---------- Records for processing ----------

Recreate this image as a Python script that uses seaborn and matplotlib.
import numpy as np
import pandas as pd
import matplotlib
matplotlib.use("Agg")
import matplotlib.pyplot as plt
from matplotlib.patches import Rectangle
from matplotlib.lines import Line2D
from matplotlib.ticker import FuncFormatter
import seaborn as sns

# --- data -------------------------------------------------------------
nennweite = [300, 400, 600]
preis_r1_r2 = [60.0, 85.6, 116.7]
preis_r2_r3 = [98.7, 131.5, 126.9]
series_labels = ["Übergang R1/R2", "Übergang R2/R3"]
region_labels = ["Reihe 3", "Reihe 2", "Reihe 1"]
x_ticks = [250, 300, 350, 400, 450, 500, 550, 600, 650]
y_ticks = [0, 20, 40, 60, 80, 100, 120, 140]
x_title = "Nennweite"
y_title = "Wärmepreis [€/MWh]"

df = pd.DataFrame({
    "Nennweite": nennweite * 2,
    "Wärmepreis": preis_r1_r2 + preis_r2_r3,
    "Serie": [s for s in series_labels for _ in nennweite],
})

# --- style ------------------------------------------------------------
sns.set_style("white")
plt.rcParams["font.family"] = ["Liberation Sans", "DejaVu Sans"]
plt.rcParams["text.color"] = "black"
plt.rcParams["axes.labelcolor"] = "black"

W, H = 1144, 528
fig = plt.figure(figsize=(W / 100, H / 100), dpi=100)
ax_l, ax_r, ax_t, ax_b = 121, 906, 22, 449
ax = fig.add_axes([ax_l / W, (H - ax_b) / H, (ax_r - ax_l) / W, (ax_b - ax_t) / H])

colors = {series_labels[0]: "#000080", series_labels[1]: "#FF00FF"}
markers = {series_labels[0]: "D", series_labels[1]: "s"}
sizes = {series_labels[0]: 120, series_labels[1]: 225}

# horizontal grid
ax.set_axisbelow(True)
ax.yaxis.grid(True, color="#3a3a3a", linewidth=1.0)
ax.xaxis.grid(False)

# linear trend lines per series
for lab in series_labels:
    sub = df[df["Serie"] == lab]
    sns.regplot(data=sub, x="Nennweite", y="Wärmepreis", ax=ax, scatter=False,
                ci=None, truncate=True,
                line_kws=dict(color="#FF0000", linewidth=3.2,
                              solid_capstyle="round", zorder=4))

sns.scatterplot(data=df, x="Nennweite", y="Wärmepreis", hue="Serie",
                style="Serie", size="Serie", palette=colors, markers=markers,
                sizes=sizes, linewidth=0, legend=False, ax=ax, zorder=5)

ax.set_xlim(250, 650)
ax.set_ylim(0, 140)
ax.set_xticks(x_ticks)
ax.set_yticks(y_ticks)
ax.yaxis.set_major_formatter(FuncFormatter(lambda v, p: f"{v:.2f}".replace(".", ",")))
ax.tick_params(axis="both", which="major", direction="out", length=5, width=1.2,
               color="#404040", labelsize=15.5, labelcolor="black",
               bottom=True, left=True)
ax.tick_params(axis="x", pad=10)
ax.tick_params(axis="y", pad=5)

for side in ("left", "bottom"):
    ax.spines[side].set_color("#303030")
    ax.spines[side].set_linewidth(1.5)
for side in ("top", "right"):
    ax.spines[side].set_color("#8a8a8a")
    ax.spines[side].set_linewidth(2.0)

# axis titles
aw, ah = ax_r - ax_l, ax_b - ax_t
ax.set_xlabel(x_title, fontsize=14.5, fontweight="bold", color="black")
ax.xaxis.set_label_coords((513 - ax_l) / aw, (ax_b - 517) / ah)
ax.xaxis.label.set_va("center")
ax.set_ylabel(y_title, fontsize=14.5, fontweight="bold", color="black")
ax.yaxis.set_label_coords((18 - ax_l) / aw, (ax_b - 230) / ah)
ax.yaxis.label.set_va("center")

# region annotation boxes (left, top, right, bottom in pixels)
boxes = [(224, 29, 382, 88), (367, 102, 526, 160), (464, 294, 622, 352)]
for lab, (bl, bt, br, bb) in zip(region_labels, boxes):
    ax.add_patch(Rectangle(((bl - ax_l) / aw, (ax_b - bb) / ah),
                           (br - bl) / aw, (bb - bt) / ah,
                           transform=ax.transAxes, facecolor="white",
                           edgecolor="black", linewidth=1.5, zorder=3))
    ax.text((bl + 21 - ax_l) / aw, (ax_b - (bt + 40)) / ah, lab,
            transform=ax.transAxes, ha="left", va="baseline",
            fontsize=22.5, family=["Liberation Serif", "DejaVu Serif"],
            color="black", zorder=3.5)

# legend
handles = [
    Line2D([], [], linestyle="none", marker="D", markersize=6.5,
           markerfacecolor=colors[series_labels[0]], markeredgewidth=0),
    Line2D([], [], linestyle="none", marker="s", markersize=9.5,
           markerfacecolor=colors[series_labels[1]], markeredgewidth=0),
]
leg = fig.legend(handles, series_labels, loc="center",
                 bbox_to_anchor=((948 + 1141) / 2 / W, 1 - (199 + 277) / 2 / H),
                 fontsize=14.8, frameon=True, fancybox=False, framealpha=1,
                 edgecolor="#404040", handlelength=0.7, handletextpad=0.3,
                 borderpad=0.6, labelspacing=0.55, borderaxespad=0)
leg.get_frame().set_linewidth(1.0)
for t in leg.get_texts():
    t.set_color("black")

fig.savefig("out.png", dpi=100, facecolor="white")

----------
---------- Records for processing ----------

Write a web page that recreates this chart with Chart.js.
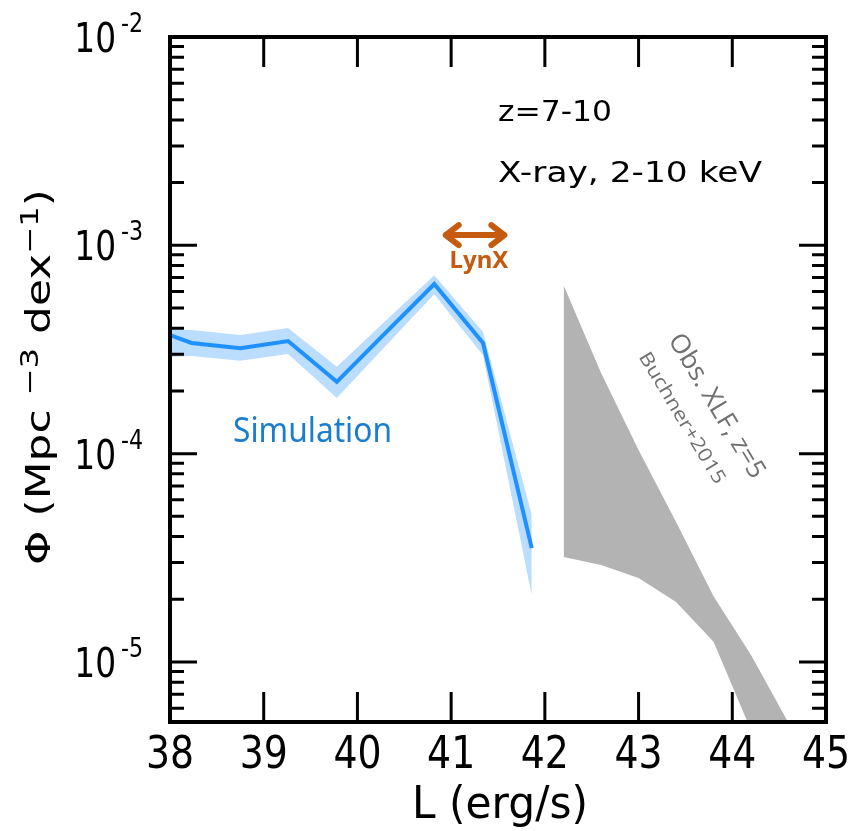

----------

Task directions
In the listing above, locate the line containing "Recreate this image" and the line containing "ax.xaxis.grid(False)". Transcribe those two lines and everything between them, exactly as written.

Final answer
Recreate this image as a Python script that uses seaborn and matplotlib.
import numpy as np
import pandas as pd
import matplotlib
matplotlib.use("Agg")
import matplotlib.pyplot as plt
from matplotlib.patches import Rectangle
from matplotlib.lines import Line2D
from matplotlib.ticker import FuncFormatter
import seaborn as sns

# --- data -------------------------------------------------------------
nennweite = [300, 400, 600]
preis_r1_r2 = [60.0, 85.6, 116.7]
preis_r2_r3 = [98.7, 131.5, 126.9]
series_labels = ["Übergang R1/R2", "Übergang R2/R3"]
region_labels = ["Reihe 3", "Reihe 2", "Reihe 1"]
x_ticks = [250, 300, 350, 400, 450, 500, 550, 600, 650]
y_ticks = [0, 20, 40, 60, 80, 100, 120, 140]
x_title = "Nennweite"
y_title = "Wärmepreis [€/MWh]"

df = pd.DataFrame({
    "Nennweite": nennweite * 2,
    "Wärmepreis": preis_r1_r2 + preis_r2_r3,
    "Serie": [s for s in series_labels for _ in nennweite],
})

# --- style ------------------------------------------------------------
sns.set_style("white")
plt.rcParams["font.family"] = ["Liberation Sans", "DejaVu Sans"]
plt.rcParams["text.color"] = "black"
plt.rcParams["axes.labelcolor"] = "black"

W, H = 1144, 528
fig = plt.figure(figsize=(W / 100, H / 100), dpi=100)
ax_l, ax_r, ax_t, ax_b = 121, 906, 22, 449
ax = fig.add_axes([ax_l / W, (H - ax_b) / H, (ax_r - ax_l) / W, (ax_b - ax_t) / H])

colors = {series_labels[0]: "#000080", series_labels[1]: "#FF00FF"}
markers = {series_labels[0]: "D", series_labels[1]: "s"}
sizes = {series_labels[0]: 120, series_labels[1]: 225}

# horizontal grid
ax.set_axisbelow(True)
ax.yaxis.grid(True, color="#3a3a3a", linewidth=1.0)
ax.xaxis.grid(False)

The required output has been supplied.